In Chapter 4, we will address hoisting, which talks about declarations being taken as existing for the entire scope in which they occur.
However, declarations made with let
will not hoist to the entire scope of the block they appear in. Such declarations will not observably “exist” in the block until the declaration statement.
{
console.log( bar ); // ReferenceError!
let bar = 2;
}
Garbage Collection
Another reason block-scoping is useful relates to closures and garbage collection to reclaim memory. We’ll briefly illustrate here, but the closure mechanism is explained in detail in Chapter 5.
Consider:
function process(data) {
// do something interesting
}
var someReallyBigData = { .. };
process( someReallyBigData );
var btn = document.getElementById( "my_button" );
btn.addEventListener( "click", function click(evt){
console.log("button clicked");
}, /*capturingPhase=*/false );
The click
function click handler callback doesn’t need the someReallyBigData
variable at all. That means, theoretically, after process(..)
runs, the big memory-heavy data structure could be garbage collected. However, it’s quite likely (though implementation dependent) that the JS engine will still have to keep the structure around, since the click
function has a closure over the entire scope.
Block-scoping can address this concern, making it clearer to the engine that it does not need to keep someReallyBigData
around:
function process(data) {
// do something interesting
}
// anything declared inside this block can go away after!
{
let someReallyBigData = { .. };
process( someReallyBigData );
}
var btn = document.getElementById( "my_button" );
btn.addEventListener( "click", function click(evt){
console.log("button clicked");
}, /*capturingPhase=*/false );
Declaring explicit blocks for variables to locally bind to is a powerful tool that you can add to your code toolbox.
let
Loops
A particular case where let
shines is in the for-loop case as we discussed previously.
for (let i=0; i<10; i++) {
console.log( i );
}
console.log( i ); // ReferenceError
Not only does let
in the for-loop header bind the i
to the for-loop body, but in fact, it re-binds it to each iteration of the loop, making sure to re-assign it the value from the end of the previous loop iteration.

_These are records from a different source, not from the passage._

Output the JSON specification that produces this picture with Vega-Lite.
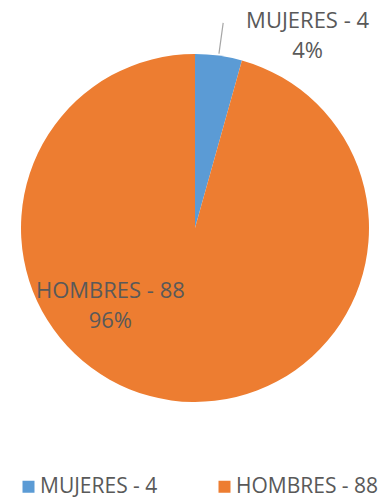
{
  "$schema": "https://vega.github.io/schema/vega-lite/v6.json",
  "width": 390,
  "height": 456,
  "autosize": {"type": "none"},
  "padding": {"left": 0, "top": 0, "right": 0, "bottom": 47},
  "background": "white",
  "data": {"values": [
    {"cat": "MUJERES - 4", "value": 4, "pct": "4%"},
    {"cat": "HOMBRES - 88", "value": 88, "pct": "96%"}
  ]},
  "transform": [
    {"calculate": "datum.cat + '\\n' + datum.pct", "as": "lbl"}
  ],
  "encoding": {
    "theta": {"field": "value", "type": "quantitative", "stack": true},
    "order": {"field": "value", "type": "quantitative", "sort": "ascending"}
  },
  "layer": [
    {
      "mark": {"type": "arc", "outerRadius": 174},
      "encoding": {
        "color": {
          "field": "cat", "type": "nominal",
          "scale": {"domain": ["MUJERES - 4", "HOMBRES - 88"], "range": ["#5B9BD5", "#ED7D31"]},
          "legend": {"title": null}
        }
      }
    },
    {
      "mark": {"type": "arc", "radius": 207, "radius2": 176, "padAngle": 1, "fill": null, "strokeWidth": 1.2},
      "encoding": {
        "stroke": {"condition": {"test": "datum.cat === 'MUJERES - 4'", "value": "#A6A6A6"}, "value": null}
      }
    },
    {
      "mark": {"type": "text", "radius": 195, "dx": 86, "dy": -14, "align": "center", "baseline": "middle", "lineBreak": "\n", "lineHeight": 30, "fontSize": 22, "font": "Open Sans", "color": "#595959"},
      "encoding": {
        "text": {"condition": {"test": "datum.cat === 'MUJERES - 4'", "field": "lbl"}, "value": ""}
      }
    },
    {
      "mark": {"type": "text", "radius": 100, "dx": -71, "dy": -36, "align": "center", "baseline": "middle", "lineBreak": "\n", "lineHeight": 30, "fontSize": 22, "font": "Open Sans", "color": "#595959"},
      "encoding": {
        "text": {"condition": {"test": "datum.cat === 'HOMBRES - 88'", "field": "lbl"}, "value": ""}
      }
    }
  ],
  "config": {
    "view": {"stroke": null},
    "legend": {
      "orient": "none",
      "legendX": 18,
      "legendY": 476,
      "direction": "horizontal",
      "symbolType": "square",
      "symbolSize": 144,
      "symbolStrokeWidth": 0,
      "labelFontSize": 21,
      "labelFont": "Open Sans",
      "labelColor": "#595959",
      "labelOffset": 1,
      "columnPadding": 56
    }
  }
}
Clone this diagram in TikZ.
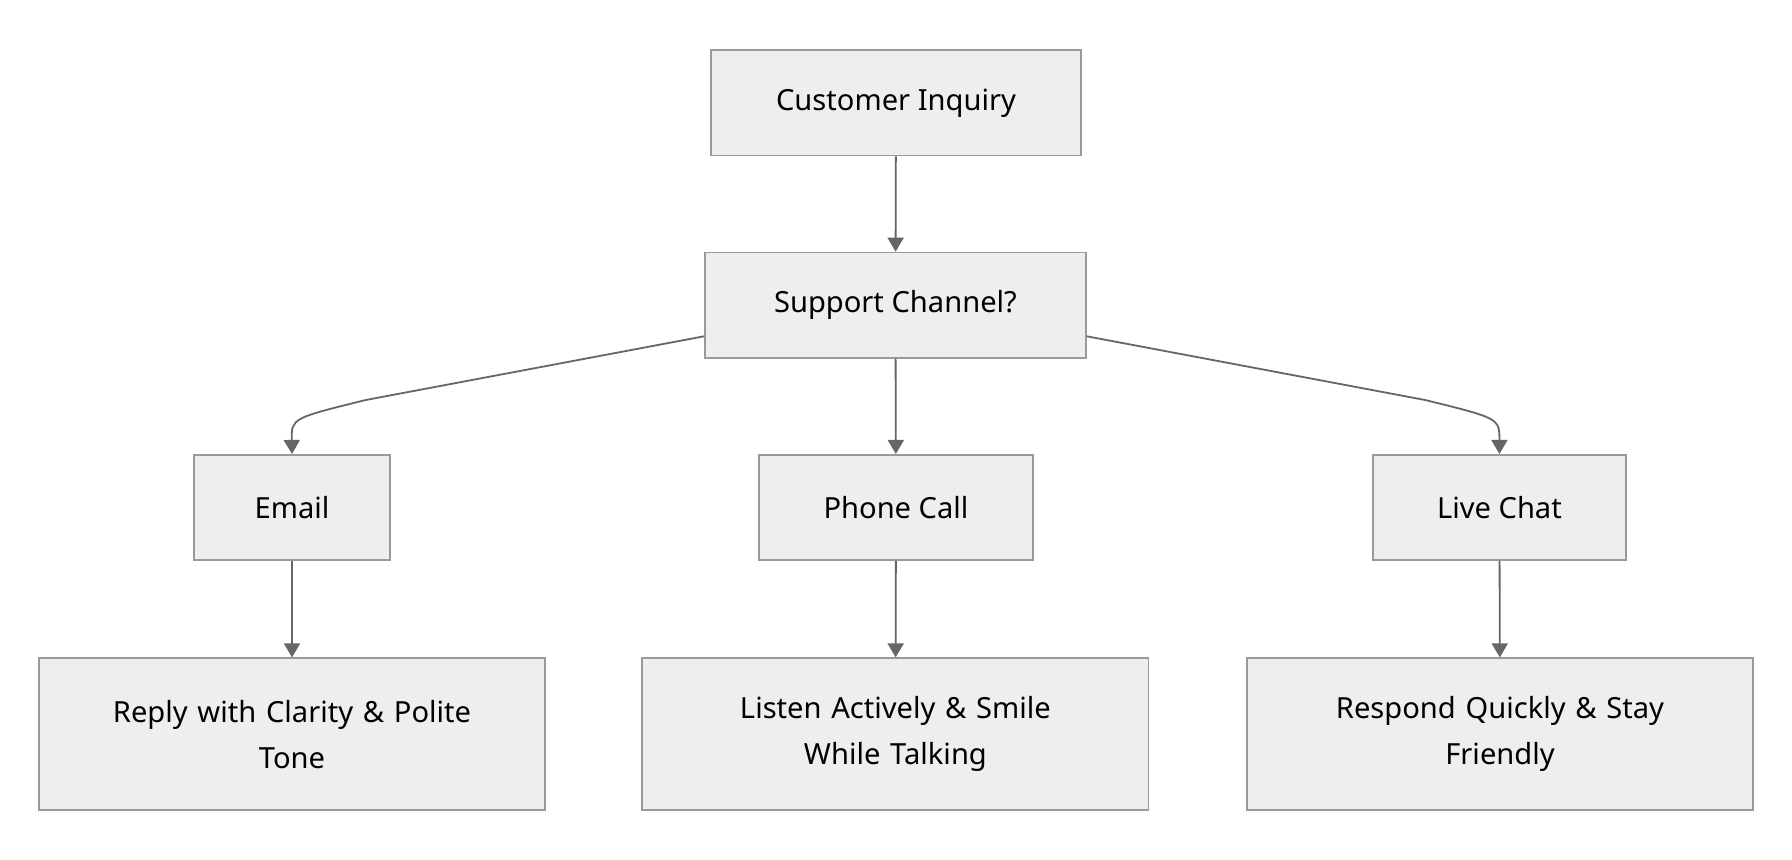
\documentclass[tikz,border=0pt]{standalone}
\usepackage{fontspec}
\setmainfont{Noto Sans}
\usetikzlibrary{arrows.meta,calc}
\definecolor{bx}{HTML}{EEEEEE}
\definecolor{bd}{HTML}{999999}
\definecolor{ar}{HTML}{666666}
\begin{document}
\begin{tikzpicture}[x=0.02cm,y=-0.02cm,
 box/.style={draw=bd,fill=bx,line width=0.9pt,minimum height=1.84cm,align=center,font=\fontsize{14.5}{23}\selectfont,inner sep=0pt},
 big/.style={box,minimum height=2.66cm,text width=7.2cm},
 arr/.style={draw=ar,line width=0.9pt,-{Triangle[length=7pt,width=8pt]}}]
\useasboundingbox (0,0) rectangle (1568,752);
\node[box,minimum width=6.48cm] (ci) at (784,90) {Customer Inquiry};
\node[box,minimum width=6.66cm] (sc) at (783.5,267) {Support Channel?};
\node[box,minimum width=3.42cm] (em) at (255.5,444) {Email};
\node[box,minimum width=4.8cm] (ph) at (784,444) {Phone Call};
\node[box,minimum width=4.44cm] (lc) at (1312,444) {Live Chat};
\node[big,minimum width=8.86cm] (r1) at (255.5,642.5) {Reply with Clarity \& Polite\\Tone};
\node[big,minimum width=8.86cm] (r2) at (783.5,642.5) {Listen Actively \& Smile\\While Talking};
\node[big,minimum width=8.86cm] (r3) at (1312.5,642.5) {Respond Quickly \& Stay\\Friendly};
\coordinate (sl) at ($(sc.north west)+(0,74)$);
\coordinate (sr) at ($(sc.north east)+(0,74)$);
\draw[arr] (ci) -- (sc);
\draw[arr] (sc) -- (ph);
\draw[arr] (sl) -- (320,350) .. controls (255,366) .. (em.north);
\draw[arr] (sr) -- (1247,350) .. controls (1312,366) .. (lc.north);
\draw[arr] (em) -- (r1);
\draw[arr] (ph) -- (r2);
\draw[arr] (lc) -- (r3);
\end{tikzpicture}
\end{document}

Here’s another way of illustrating the per-iteration binding behavior that occurs:
{
let j;
for (j=0; j<10; j++) {
let i = j; // re-bound for each iteration!
console.log( i );
}
}
The reason why this per-iteration binding is interesting will become clear in Chapter 5 when we discuss closures.
Because let
declarations attach to arbitrary blocks rather than to the enclosing function’s scope (or global), there can be gotchas where existing code has a hidden reliance on function-scoped var
declarations, and replacing the var
with let
may require additional care when refactoring code.
Consider:
var foo = true, baz = 10;
if (foo) {
var bar = 3;
if (baz > bar) {
console.log( baz );
}
// ...
}
This code is fairly easily re-factored as:
var foo = true, baz = 10;
if (foo) {
var bar = 3;
// ...
}
if (baz > bar) {
console.log( baz );
}
But, be careful of such changes when using block-scoped variables:
var foo = true, baz = 10;
if (foo) {
let bar = 3;
if (baz > bar) { // <-- don't forget `bar` when moving!
console.log( baz );
}
}
See Appendix B for an alternate (more explicit) style of block-scoping which may provide easier to maintain/refactor code that’s more robust to these scenarios.
const
In addition to let
, ES6 introduces const
, which also creates a block-scoped variable, but whose value is fixed (constant). Any attempt to change that value at a later time results in an error.
var foo = true;
if (foo) {
var a = 2;
const b = 3; // block-scoped to the containing `if`
a = 3; // just fine!
b = 4; // error!
}
console.log( a ); // 3
console.log( b ); // ReferenceError!